_What you need to do_
Return all lines with the word "that" in them.
==== Data
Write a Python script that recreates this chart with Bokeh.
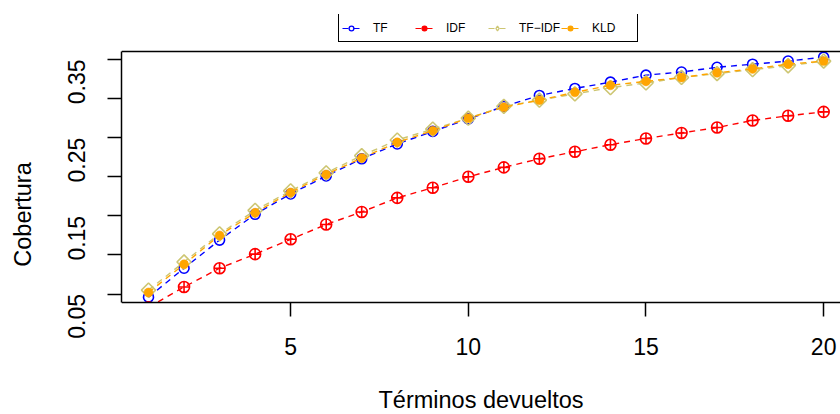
import numpy as np
from bokeh.plotting import figure
from bokeh.models import (Range1d, FixedTicker, Legend, LegendItem, Span,
                          BoxAnnotation, ColumnDataSource)
from bokeh.embed import file_html
from bokeh.resources import INLINE

# Coverage obtained for each number of returned terms
terminos = list(range(1, 21))
tf = [0.046, 0.083, 0.119, 0.152, 0.178, 0.201, 0.223, 0.242, 0.258, 0.274,
      0.290, 0.304, 0.313, 0.321, 0.330, 0.334, 0.340, 0.344, 0.348, 0.353]
idf = [0.033, 0.059, 0.083, 0.101, 0.120, 0.139, 0.155, 0.173, 0.186, 0.200,
       0.212, 0.223, 0.232, 0.241, 0.249, 0.256, 0.263, 0.272, 0.278, 0.283]
tf_idf = [0.055, 0.091, 0.127, 0.157, 0.182, 0.205, 0.227, 0.247, 0.261, 0.275,
          0.290, 0.298, 0.306, 0.314, 0.320, 0.327, 0.332, 0.337, 0.342, 0.348]
kld = [0.052, 0.088, 0.125, 0.154, 0.180, 0.203, 0.224, 0.244, 0.259, 0.275,
       0.289, 0.298, 0.308, 0.317, 0.322, 0.327, 0.333, 0.338, 0.344, 0.348]

x_ticks = [5, 10, 15, 20]
y_ticks = [0.05, 0.1, 0.15, 0.2, 0.25, 0.3, 0.35]
y_labels = {0.05: "0.05", 0.1: "", 0.15: "0.15", 0.2: "", 0.25: "0.25",
            0.3: "", 0.35: "0.35"}

FONT = "Liberation Sans"
DASH = "6 5"

# plotting box limits; the frame itself spans the whole height so that the
# legend above and the x-axis labels below are drawn inside it
Y_LO, Y_HI = 0.0391, 0.3602

src = ColumnDataSource(dict(x=terminos, tf=tf, idf=idf, tf_idf=tf_idf, kld=kld))

p = figure(width=840, height=414, output_backend="svg", toolbar_location=None,
           x_range=Range1d(0.24, 20.474), y_range=Range1d(-0.10413, 0.40757),
           min_border_left=121, min_border_right=0, min_border_top=14,
           min_border_bottom=0, x_axis_label="Términos devueltos",
           y_axis_label="Cobertura")
p.outline_line_color = None
p.grid.visible = False
p.background_fill_color = "white"
p.border_fill_color = "white"

# series: TF, IDF, TF-IDF, KLD
p.line("x", "tf", source=src, color="blue", line_width=1.4, line_dash=DASH)
p.scatter("x", "tf", source=src, marker="circle", size=10, fill_color=None,
          line_color="blue", line_width=1.6)

p.line("x", "idf", source=src, color="red", line_width=1.4, line_dash=DASH)
p.scatter("x", "idf", source=src, marker="circle_cross", size=11, fill_color=None,
          line_color="red", line_width=1.6)

p.line("x", "tf_idf", source=src, color="#CDC673", line_width=1.4, line_dash=DASH)
p.scatter("x", "tf_idf", source=src, marker="square", angle=np.pi / 4, size=10,
          fill_color=None, line_color="#CDC673", line_width=1.6)

p.line("x", "kld", source=src, color="orange", line_width=1.4, line_dash=DASH)
p.scatter("x", "kld", source=src, marker="circle", size=9, fill_color="orange",
          line_color="orange", line_width=0.5)

# hide whatever falls below the plotting box
p.add_layout(BoxAnnotation(top=Y_LO, fill_color="white", fill_alpha=1.0,
                           line_color=None, level="glyph"))

# axes
for ax in p.xaxis + p.yaxis:
    ax.axis_line_width = 1.5
    ax.major_tick_line_width = 1.5
    ax.major_tick_out = 14
    ax.major_tick_in = 0
    ax.minor_tick_line_color = None
    ax.major_label_text_font = FONT
    ax.major_label_text_font_size = "23px"
    ax.major_label_text_color = "black"
    ax.axis_label_text_font = FONT
    ax.axis_label_text_font_size = "23.5px"
    ax.axis_label_text_font_style = "normal"
    ax.axis_label_text_color = "black"

# x axis pinned to the bottom of the box
p.xaxis.ticker = FixedTicker(ticks=x_ticks)
p.xaxis.fixed_location = Y_LO
p.xaxis.major_label_standoff = 21
p.xaxis.axis_label_standoff = 29

p.yaxis.ticker = FixedTicker(ticks=y_ticks)
p.yaxis.bounds = (Y_LO, Y_HI)
p.yaxis.major_label_overrides = y_labels
p.yaxis.major_label_orientation = np.pi / 2
p.yaxis.major_label_standoff = 31
p.yaxis.axis_label_standoff = 21

# top edge of the plotting box
p.add_layout(Span(location=Y_HI, dimension="width", line_color="black",
                  line_width=1.5))

# legend symbols: hidden copies of the series with the legend's own styling
def legend_entry(col, color, marker, size, filled):
    ln = p.line("x", col, source=src, color=color, line_width=1.2,
                line_dash=DASH, visible=False)
    sc = p.scatter("x", col, source=src, marker=marker, size=size,
                   fill_color=color if filled else None, line_color=color,
                   line_width=1.3, visible=False)
    return [ln, sc]

items = [
    LegendItem(label="TF", renderers=legend_entry("tf", "blue", "circle", 6, False)),
    LegendItem(label="IDF", renderers=legend_entry("idf", "red", "circle", 7, True)),
    LegendItem(label="TF\u2212IDF",
               renderers=legend_entry("tf_idf", "#CDC673", "diamond", 9, False)),
    LegendItem(label="KLD",
               renderers=legend_entry("kld", "orange", "circle", 5, True)),
]
legend = Legend(items=items, orientation="horizontal", location=(217, 372),
                glyph_width=18, glyph_height=12, label_standoff=13,
                label_width=42, label_height=21, spacing=0, padding=3, margin=0,
                border_line_color="black", border_line_alpha=1.0,
                border_line_width=1.5, inactive_fill_alpha=0.0,
                label_text_font=FONT, label_text_font_size="12px",
                label_text_color="black",
                background_fill_color="white", background_fill_alpha=1.0)
p.add_layout(legend, "center")

open("out.html", "w").write(file_html(p, INLINE))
========
_Right answer_
Write a Python script that recreates this chart with Bokeh.
# plotting box limits; the frame itself spans the whole height so that the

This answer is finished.